Herb Washington, Former MLB Player and Owner of Largest McDonald’s Franchise, Sues Company for Racial Discrimination

Former Oakland Athletics player, Herb Washington, who built the country’s largest Black-owned McDonald’s franchise, filed a lawsuit this week charging the fast-food behemoth with racism. The company is accused of “redlining and retaliation,” or systemically pushing Black franchisees to open in impoverished neighborhoods, causing them to yield less profit. McDonald’s also allegedly targeted Black owners by providing them with unequal assessments, making it more difficult for them to renew their contracts and then pressuring them to sell to white owners.

Civil rights activist Rev. Jesse Jackson is joining the cause and issued a statement on Thursday, Feb. 18 expressing his concern for the issue. He pointed out that Black owners and operators have historically been central allies and the face of the company.

“Although McDonald’s has made tremendous strides over the years, there seems to be an adverse wind blowing in the face of its Black operators,” Jackson said. “I recently learned of litigation being filed by Herb Washington, whom I met in the 80s while running for president. Herb Washington is a man of integrity, having served on the board of the Federal Reserve Bank for many years. His lawsuit against McDonald’s has my attention and I am concerned about its resolution.”

Jackson said he will be reaching out to the leadership of the corporation about the issues, saying it needed to implement a “respect-based plan” for Black operators.

Washington once owned 27 McDonald’s locations in New York, Ohio and Pennsylvania, but now owns 14. He says he was forced out of the others over the last three years to make room for white owners. He also accused the company of retaliating against him in 2017, driving him out after he spoke out about the company’s “predatory, racially biased steering practices.”

In a Zoom press conference Tuesday, Washington spoke about his experience of being redlined, steered toward lower-performing restaurants in low-income communities that white owners didn’t want.

“It took every ounce of me to succeed against these incredible and unfair odds that McDonald’s forced on me,” he said. “I was not given the consideration and the breaks that McDonald’s routinely extends to white owners to ensure they’re successful. And when I stood up and objected to this treatment and the treatment of all Black franchisees, McDonald’s merely told me, ‘Shut up, go back to the grill and flip hamburgers.’”

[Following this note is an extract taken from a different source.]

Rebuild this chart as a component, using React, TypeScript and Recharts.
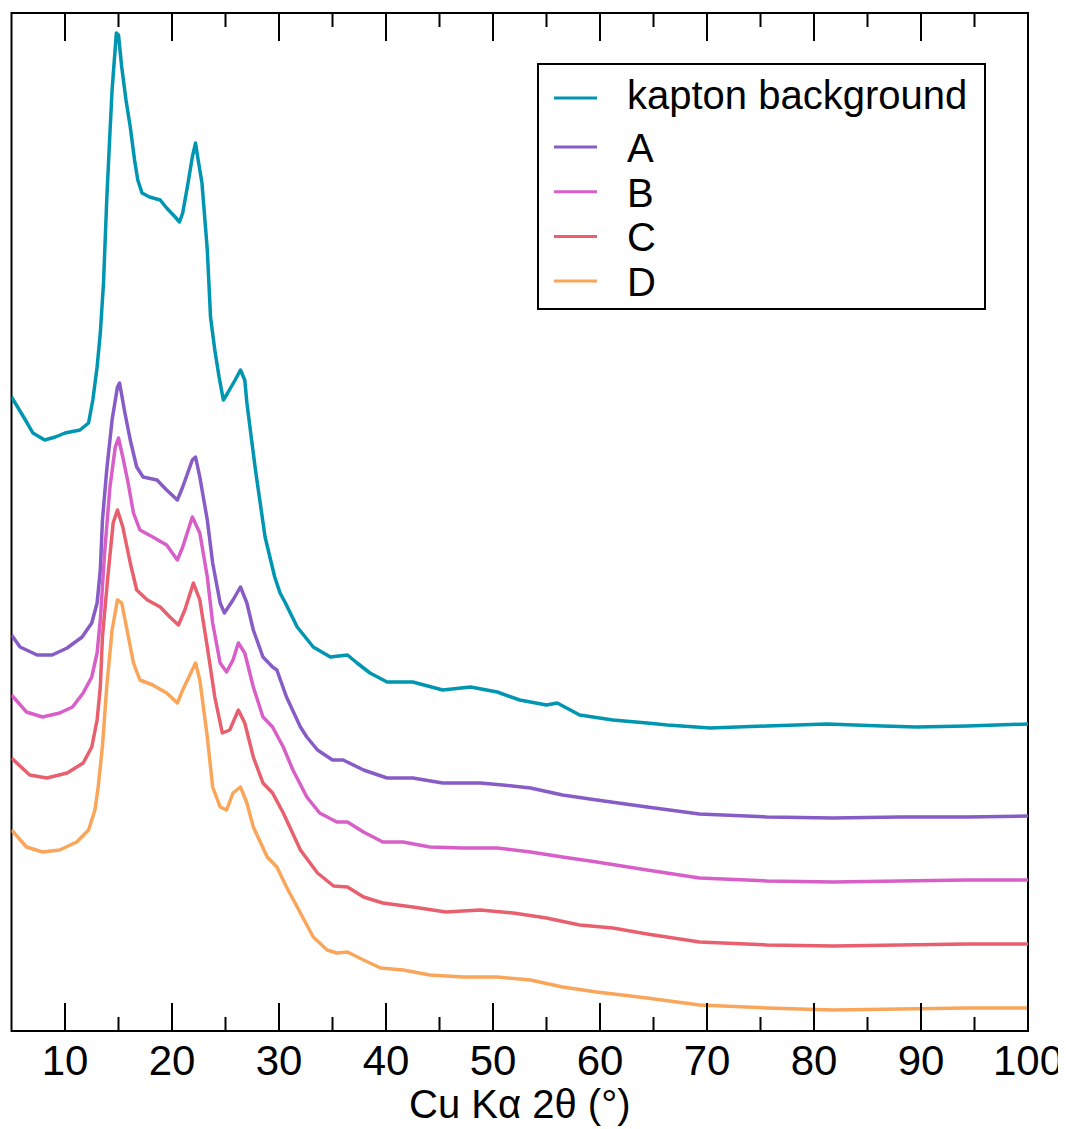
import React from "react";
import { LineChart, Line, XAxis, YAxis, ReferenceArea, Legend, Label } from "recharts";

const kaptonX = [5.0, 6.3, 7.0, 8.1, 9.1, 10.0, 11.4, 12.2, 12.6, 13.0, 13.3, 13.6, 13.9, 14.2, 14.4, 14.8, 15.0, 15.3, 15.7, 16.1, 16.5, 16.8, 17.2, 17.9, 18.9, 19.5, 20.3, 20.7, 21.0, 21.5, 21.9, 22.2, 22.4, 22.8, 23.3, 23.6, 24.0, 24.4, 24.8, 25.2, 25.9, 26.4, 26.8, 27.0, 27.8, 28.7, 29.6, 30.1, 30.6, 31.7, 33.2, 34.8, 36.4, 37.3, 38.5, 40.1, 42.5, 45.3, 47.9, 50.4, 52.5, 55.0, 56.0, 58.1, 61.2, 64.4, 66.3, 70.3, 75.6, 81.2, 86.4, 89.6, 94.3, 100];
const kaptonY = [634, 611, 598, 591, 594, 598, 601, 608, 631, 664, 698, 748, 831, 898, 941, 998, 996, 964, 931, 904, 871, 851, 838, 834, 831, 823, 814, 809, 818, 848, 874, 888, 874, 848, 781, 714, 681, 654, 631, 638, 651, 661, 651, 628, 561, 494, 454, 438, 428, 404, 384, 374, 376, 368, 358, 349, 349, 341, 344, 339, 331, 326, 328, 316, 311, 308, 306, 303, 305, 307, 305, 304, 305, 307];

const aX = [5.0, 5.8, 7.4, 8.8, 10.2, 11.6, 12.5, 13.0, 13.3, 13.5, 13.9, 14.4, 14.9, 15.1, 15.6, 16.1, 16.7, 17.3, 18.6, 19.5, 20.5, 21.0, 21.9, 22.2, 22.6, 23.3, 23.8, 24.5, 24.9, 25.7, 26.4, 27.0, 27.6, 28.5, 29.4, 29.8, 30.7, 32.0, 32.6, 33.6, 35.0, 36.0, 37.9, 40.1, 42.5, 45.3, 48.8, 50.9, 53.5, 56.5, 59.7, 64.4, 69.3, 75.6, 81.8, 88.0, 94.3, 100];
const aY = [396, 384, 376, 376, 383, 394, 408, 428, 461, 511, 561, 611, 644, 648, 618, 591, 564, 554, 551, 541, 531, 544, 571, 574, 554, 511, 468, 428, 418, 431, 444, 428, 401, 374, 364, 361, 334, 304, 294, 281, 271, 271, 261, 253, 253, 248, 248, 246, 243, 236, 231, 224, 217, 214, 213, 214, 214, 215];

const bX = [5.0, 6.4, 7.9, 9.5, 10.7, 11.7, 12.5, 13.0, 13.3, 13.7, 14.2, 14.7, 15.0, 15.4, 15.9, 16.4, 17.0, 18.2, 19.5, 20.5, 21.0, 21.9, 22.6, 23.3, 23.8, 24.5, 25.1, 25.7, 26.2, 26.8, 27.6, 28.5, 29.4, 30.4, 31.3, 32.6, 33.8, 35.4, 36.4, 37.9, 39.7, 41.6, 44.1, 47.2, 50.4, 53.5, 56.5, 59.7, 64.4, 69.3, 75.6, 81.8, 88.0, 94.3, 100];
const bY = [336, 319, 314, 318, 324, 338, 354, 378, 411, 478, 544, 584, 593, 574, 548, 518, 501, 494, 486, 471, 484, 514, 498, 454, 408, 368, 359, 371, 388, 378, 344, 314, 304, 284, 261, 234, 218, 209, 209, 199, 189, 189, 184, 183, 183, 179, 174, 169, 161, 153, 150, 149, 150, 151, 151];

const cX = [5.0, 6.7, 8.3, 10.2, 11.7, 12.5, 13.0, 13.3, 13.5, 14.0, 14.5, 14.9, 15.4, 16.1, 16.7, 17.7, 18.9, 19.8, 20.6, 21.2, 22.0, 22.6, 23.3, 24.0, 24.7, 25.4, 26.2, 26.8, 27.6, 28.5, 29.4, 30.4, 32.0, 33.6, 35.1, 36.4, 37.9, 39.7, 42.5, 45.6, 48.8, 51.9, 55.0, 58.1, 61.2, 64.4, 69.3, 75.6, 81.8, 88.0, 94.3, 100];
const cY = [273, 256, 253, 258, 268, 284, 311, 344, 394, 454, 508, 521, 504, 468, 441, 431, 424, 414, 406, 421, 448, 431, 384, 334, 298, 301, 321, 308, 274, 248, 238, 218, 181, 158, 145, 144, 134, 128, 124, 119, 121, 118, 113, 106, 103, 97, 89, 86, 85, 86, 87, 87];

const dX = [5.0, 6.4, 7.9, 9.5, 11.1, 12.2, 12.8, 13.1, 13.5, 13.9, 14.4, 14.9, 15.3, 15.8, 16.4, 17.0, 18.2, 19.5, 20.5, 21.0, 22.2, 22.6, 23.3, 23.8, 24.5, 25.1, 25.7, 26.4, 27.0, 27.6, 28.9, 29.8, 30.7, 32.0, 33.2, 34.5, 35.4, 36.4, 37.9, 39.5, 41.6, 44.1, 47.2, 50.4, 53.5, 56.5, 59.7, 64.4, 69.3, 75.6, 81.8, 88.0, 94.3, 100];
const dY = [201, 184, 179, 181, 189, 201, 221, 244, 285, 344, 401, 431, 428, 401, 368, 351, 346, 338, 328, 341, 368, 351, 294, 244, 224, 221, 238, 244, 228, 204, 174, 164, 144, 118, 94, 81, 78, 79, 71, 63, 61, 56, 54, 54, 51, 44, 39, 33, 26, 23, 21, 22, 23, 23];

const seriesNames = ["kapton background", "A", "B", "C", "D"];
const seriesColors = ["#0096b1", "#875cc6", "#d85fc8", "#e8606e", "#f9a65b"];
const xTicks = [10, 15, 20, 25, 30, 35, 40, 45, 50, 55, 60, 65, 70, 75, 80, 85, 90, 95, 100];
const xTitle = "Cu Kα 2θ (°)";

const build = (xs: number[], ys: number[]) => xs.map((x, i) => ({ x, v: ys[i] }));
const seriesData = [
  build(kaptonX, kaptonY),
  build(aX, aY),
  build(bX, bY),
  build(cX, cY),
  build(dX, dY),
];

const FONT = "'Liberation Sans', Arial, Helvetica, sans-serif";

const BottomTick = (props: any) => {
  const { x, y, payload } = props;
  const major = payload.value % 10 === 0;
  return (
    <g>
      <line x1={x} x2={x} y1={y} y2={y - (major ? 28 : 14)} stroke="#000" strokeWidth={2} />
      {major && (
        <text x={x} y={y + 44} textAnchor="middle" fontSize={42} fontFamily={FONT} fill="#000">
          {payload.value}
        </text>
      )}
    </g>
  );
};

const TopTick = (props: any) => {
  const { x, y, payload } = props;
  const major = payload.value % 10 === 0;
  return <line x1={x} x2={x} y1={y} y2={y + (major ? 28 : 14)} stroke="#000" strokeWidth={2} />;
};

const LegendBox = () => (
  <svg width={450} height={248} style={{ display: "block" }}>
    <rect x={1} y={1} width={447} height={245} fill="#fff" stroke="#000" strokeWidth={2} />
    {seriesNames.map((name, i) => {
      const ly = i === 0 ? 35 : 84 + (i - 1) * 44.7;
      const ty = i === 0 ? 46 : 99 + (i - 1) * 44.5;
      return (
        <g key={name}>
          <line x1={17} x2={60} y1={ly} y2={ly} stroke={seriesColors[i]} strokeWidth={3} />
          <text x={90} y={ty} fontSize={40} fontFamily={FONT} fill="#000">
            {name}
          </text>
        </g>
      );
    })}
  </svg>
);

export default function App() {
  return (
    <div style={{ width: 1058, height: 1121 }}>
      <LineChart width={1058} height={1121} margin={{ top: 0, left: 3.5, right: 38, bottom: 0 }}>
        <XAxis
          xAxisId={0}
          type="number"
          dataKey="x"
          domain={[5, 100]}
          ticks={xTicks}
          interval={0}
          allowDataOverflow
          height={98}
          tickSize={0}
          tickMargin={0}
          tickLine={false}
          axisLine={false}
          tick={<BottomTick />}
        >
          <Label value={xTitle} position="insideBottom" offset={11} fontSize={40} fontFamily={FONT} fill="#000" />
        </XAxis>
        <XAxis
          xAxisId="top"
          orientation="top"
          type="number"
          dataKey="x"
          domain={[5, 100]}
          ticks={xTicks}
          interval={0}
          allowDataOverflow
          height={5}
          tickSize={0}
          tickMargin={0}
          tickLine={false}
          axisLine={false}
          tick={<TopTick />}
        />
        <YAxis type="number" domain={[0, 1018]} hide allowDataOverflow />
        <ReferenceArea x1={5} x2={100} y1={0} y2={1018} fill="none" stroke="#000" strokeWidth={2} ifOverflow="visible" />
        {seriesData.map((d, i) => (
          <Line
            key={seriesNames[i]}
            data={d}
            dataKey="v"
            name={seriesNames[i]}
            type="linear"
            stroke={seriesColors[i]}
            strokeWidth={3.5}
            dot={false}
            activeDot={false}
            isAnimationActive={false}
            strokeLinejoin="round"
          />
        ))}
        <Legend
          layout="vertical"
          align="center"
          verticalAlign="middle"
          content={<LegendBox />}
          wrapperStyle={{ position: "absolute", left: 529, top: 55, width: 450, height: 248 }}
        />
      </LineChart>
    </div>
  );
}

The lawsuit, filed in an Ohio federal court, also accuses McDonald’s of hypocrisy, saying it released statements in support of Black Lives Matter while continuing to mistreat Black owners.

McDonald’s issued a statement Tuesday prior to Washington’s press conference, saying he was to blame because he mismanaged his restaurants. The fast-food corporation said it invested in Washington’s franchise and helped him sell restaurants as part of his business improvement plans. According to The Washington Post, Washington said those recent investments amounted to just $6 per day in an effort to narrow the gap between his sales and those of his white counterparts.

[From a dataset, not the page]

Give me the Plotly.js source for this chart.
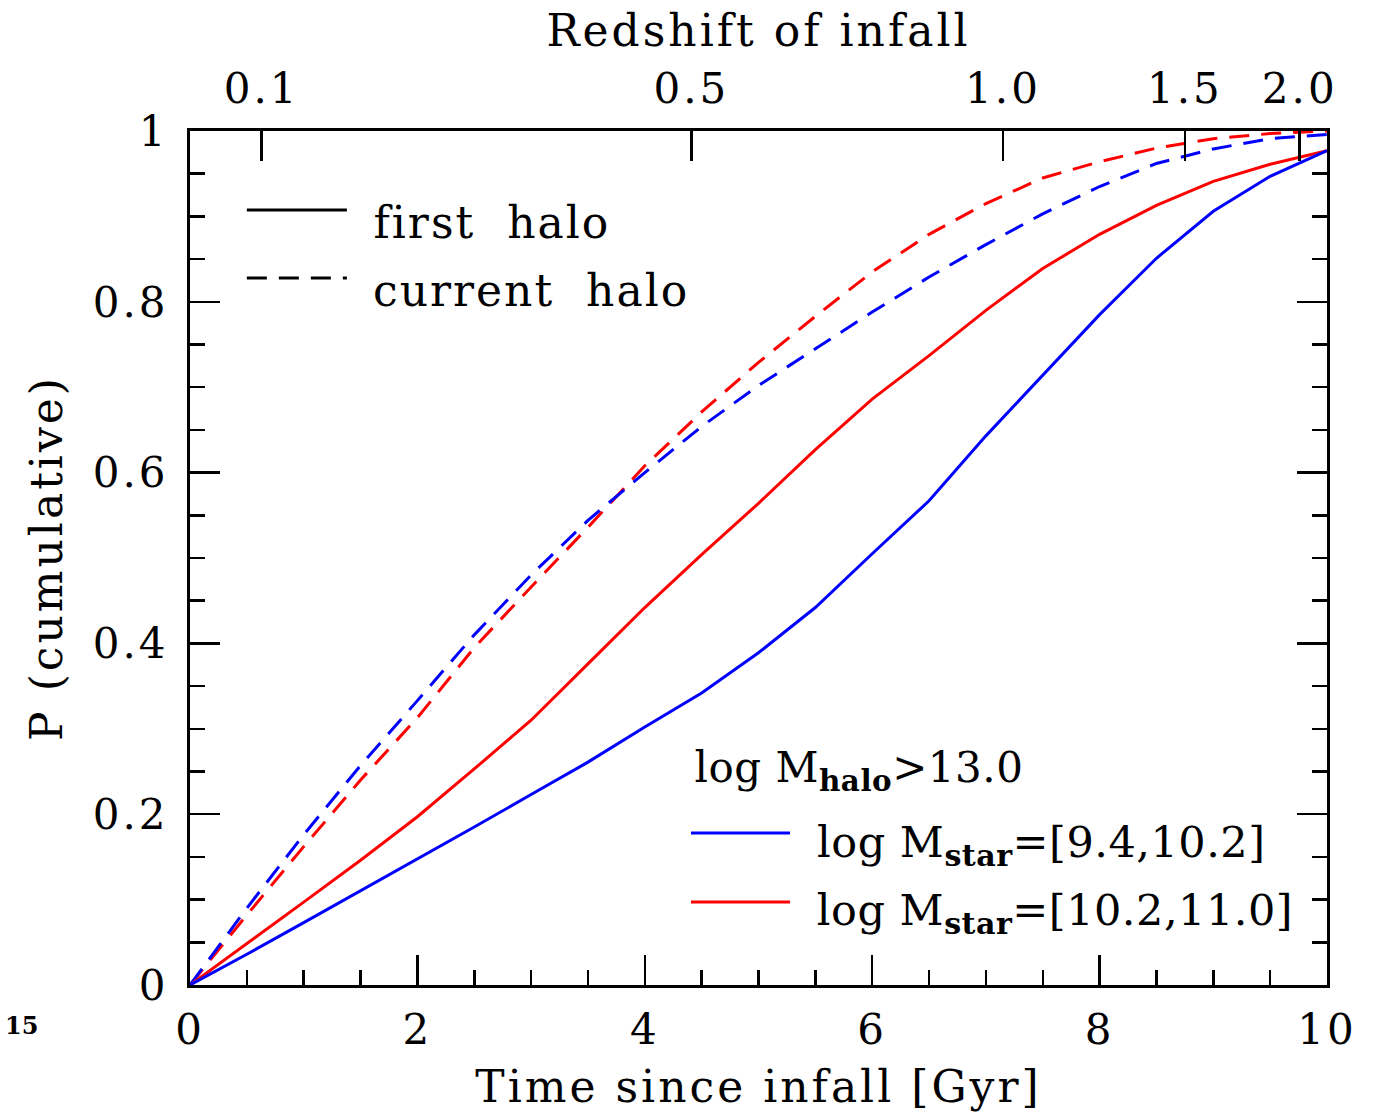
<!DOCTYPE html>
<html>
<head>
<meta charset="utf-8">
<script src="https://cdn.plot.ly/plotly-3.0.1.min.js"></script>
<style>
html, body { margin: 0; padding: 0; background: #fff; }
#chart { width: 1375px; height: 1118px; }
#chart .xtick text, #chart .ytick text, #chart .x2tick text,
#chart .xtitle, #chart .ytitle, #chart .x2title { letter-spacing: 3px; }
#chart g.annotation[data-index="0"] text,
#chart g.annotation[data-index="1"] text { letter-spacing: 2px; }
#chart g.annotation[data-index="2"] text,
#chart g.annotation[data-index="3"] text,
#chart g.annotation[data-index="4"] text { letter-spacing: 0.5px; }
</style>
</head>
<body>
<div id="chart"></div>
<script>
// Time since infall [Gyr]
const time = [0, 0.5, 1, 1.5, 2, 2.5, 3, 3.5, 4, 4.5, 5, 5.5, 6, 6.5, 7, 7.5, 8, 8.5, 9, 9.5, 10];
// first halo, log Mstar = [9.4,10.2] (blue solid)
const firstLow = [0, 0.036, 0.073, 0.110, 0.147, 0.185, 0.223, 0.261, 0.302, 0.342, 0.389, 0.442, 0.505, 0.567, 0.643, 0.714, 0.785, 0.851, 0.906, 0.947, 0.977];
// first halo, log Mstar = [10.2,11.0] (red solid)
const firstHigh = [0, 0.048, 0.097, 0.146, 0.197, 0.253, 0.310, 0.376, 0.442, 0.504, 0.564, 0.627, 0.686, 0.737, 0.790, 0.839, 0.879, 0.913, 0.941, 0.961, 0.977];
// current halo, log Mstar = [9.4,10.2] (blue dashed)
const currentLow = [0, 0.090, 0.176, 0.257, 0.333, 0.410, 0.480, 0.544, 0.600, 0.654, 0.702, 0.745, 0.788, 0.829, 0.867, 0.903, 0.935, 0.962, 0.979, 0.991, 0.996];
// current halo, log Mstar = [10.2,11.0] (red dashed)
const currentHigh = [0, 0.082, 0.162, 0.240, 0.313, 0.395, 0.466, 0.536, 0.608, 0.671, 0.729, 0.783, 0.835, 0.879, 0.915, 0.945, 0.964, 0.980, 0.991, 0.997, 1.000];
// top axis: redshift of infall
const redshiftLabels = ['0.1', '0.5', '1.0', '1.5', '2.0'];
const redshiftTimes = [0.63, 4.41, 7.15, 8.75, 9.76];

const blue = '#0000ff';
const red = '#ff0000';
const FONT = 'DejaVu Serif, serif';
const dashPat = '20px,12px';

const traces = [
  {x: time, y: currentHigh, mode: 'lines', line: {color: red, width: 3, dash: dashPat}, showlegend: false, hoverinfo: 'skip'},
  {x: time, y: currentLow, mode: 'lines', line: {color: blue, width: 3, dash: dashPat}, showlegend: false, hoverinfo: 'skip'},
  {x: time, y: firstHigh, mode: 'lines', line: {color: red, width: 3}, showlegend: false, hoverinfo: 'skip'},
  {x: time, y: firstLow, mode: 'lines', line: {color: blue, width: 3}, showlegend: false, hoverinfo: 'skip'},
  {x: [time[0], time[time.length - 1]], y: [null, null], xaxis: 'x2', yaxis: 'y', mode: 'none', showlegend: false, hoverinfo: 'skip'}
];

const layout = {
  width: 1375, height: 1118,
  margin: {l: 190, r: 48, t: 131, b: 133, pad: 0},
  paper_bgcolor: '#fff', plot_bgcolor: '#fff',
  font: {family: FONT, color: '#000', size: 42},
  showlegend: false,
  xaxis: {
    range: [0, 10], dtick: 2, tick0: 0,
    showgrid: false, zeroline: false,
    showline: true, linecolor: '#000', linewidth: 3,
    ticks: 'inside', ticklen: 30, tickwidth: 2.5, tickcolor: '#000',
    minor: {dtick: 0.5, ticks: 'inside', ticklen: 15, tickwidth: 2.5, tickcolor: '#000', showgrid: false},
    tickfont: {family: FONT, size: 42},
    ticklabelstandoff: 6,
    title: {text: 'Time since infall [Gyr]', font: {family: FONT, size: 44}, standoff: 18}
  },
  xaxis2: {
    overlaying: 'x', side: 'top', anchor: 'y',
    range: [0, 10],
    tickmode: 'array', tickvals: redshiftTimes, ticktext: redshiftLabels,
    showgrid: false, zeroline: false,
    showline: true, linecolor: '#000', linewidth: 3,
    ticks: 'inside', ticklen: 30, tickwidth: 2.5, tickcolor: '#000',
    tickfont: {family: FONT, size: 42},
    ticklabelstandoff: 8,
    title: {text: 'Redshift of infall', font: {family: FONT, size: 44}, standoff: 4}
  },
  yaxis: {
    range: [0, 1], dtick: 0.2, tick0: 0,
    showgrid: false, zeroline: false,
    showline: true, linecolor: '#000', linewidth: 3, mirror: 'ticks',
    ticks: 'inside', ticklen: 30, tickwidth: 2.5, tickcolor: '#000',
    minor: {dtick: 0.05, ticks: 'inside', ticklen: 15, tickwidth: 2.5, tickcolor: '#000', showgrid: false},
    tickfont: {family: FONT, size: 42},
    ticklabelstandoff: 10,
    title: {text: 'P (cumulative)', font: {family: FONT, size: 44}, standoff: 26}
  },
  shapes: [
    {type: 'line', xref: 'paper', yref: 'paper', x0: 0.050, x1: 0.138, y0: 0.9075, y1: 0.9075, line: {color: '#000', width: 3}},
    {type: 'line', xref: 'paper', yref: 'paper', x0: 0.050, x1: 0.138, y0: 0.828, y1: 0.828, line: {color: '#000', width: 3, dash: dashPat}},
    {type: 'line', xref: 'paper', yref: 'paper', x0: 0.4406, x1: 0.5277, y0: 0.178, y1: 0.178, line: {color: blue, width: 3}},
    {type: 'line', xref: 'paper', yref: 'paper', x0: 0.4406, x1: 0.5277, y0: 0.0972, y1: 0.0972, line: {color: red, width: 3}}
  ],
  annotations: [
    {xref: 'paper', yref: 'paper', x: 0.160, y: 0.8934, xanchor: 'left', yanchor: 'middle', xshift: 11, showarrow: false, text: 'first  halo', font: {family: FONT, size: 44}},
    {xref: 'paper', yref: 'paper', x: 0.160, y: 0.8138, xanchor: 'left', yanchor: 'middle', xshift: 12, showarrow: false, text: 'current  halo', font: {family: FONT, size: 44}},
    {xref: 'paper', yref: 'paper', x: 0.4415, y: 0.251, xanchor: 'left', yanchor: 'middle', xshift: 4, showarrow: false, text: 'log M<sub><b>halo</b></sub>>13.0', font: {family: FONT, size: 42}},
    {xref: 'paper', yref: 'paper', x: 0.5497, y: 0.164, xanchor: 'left', yanchor: 'middle', xshift: 5, showarrow: false, text: 'log M<sub><b>star</b></sub>=[9.4,10.2]', font: {family: FONT, size: 43}},
    {xref: 'paper', yref: 'paper', x: 0.5497, y: 0.084, xanchor: 'left', yanchor: 'middle', xshift: 5, showarrow: false, text: 'log M<sub><b>star</b></sub>=[10.2,11.0]', font: {family: FONT, size: 43}},
    {xref: 'paper', yref: 'paper', x: -0.1645, y: -0.047, xanchor: 'left', yanchor: 'middle', showarrow: false, text: '<b>15</b>', font: {family: FONT, size: 24}}
  ]
};

Plotly.newPlot('chart', traces, layout, {staticPlot: true, displayModeBar: false});
</script>
</body>
</html>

This isn’t the first time McDonald’s has come under fire: Last year, 52 former franchisees sued the company for placing them in high-crime communities, denying them financial assistance, unfair corporate committee evaluations for Black operators and steering prospective owners to purchase restaurants in challenging locations. According to the lawsuit, there were 377 Black franchisees in the system in 1998 — now there are just 186.

McDonald’s claims the company has seen a reduction in franchise owners overall, and that the proportion of Black franchisees is the same. However, the lawsuit claims the number of stores has more than doubled. A spokesperson also told the Post that it does not assign franchisees to restaurants and only makes recommendations. The spokesperson also added that Black franchisees operate in rural, urban and suburban communities.

Still, Washington says ever since he purchased his first franchise in a depressed neighborhood in Rochester, New York 40 years ago, he’s been redlined and retaliated against.

“I took nothing and made something of it,” Washington said Tuesday.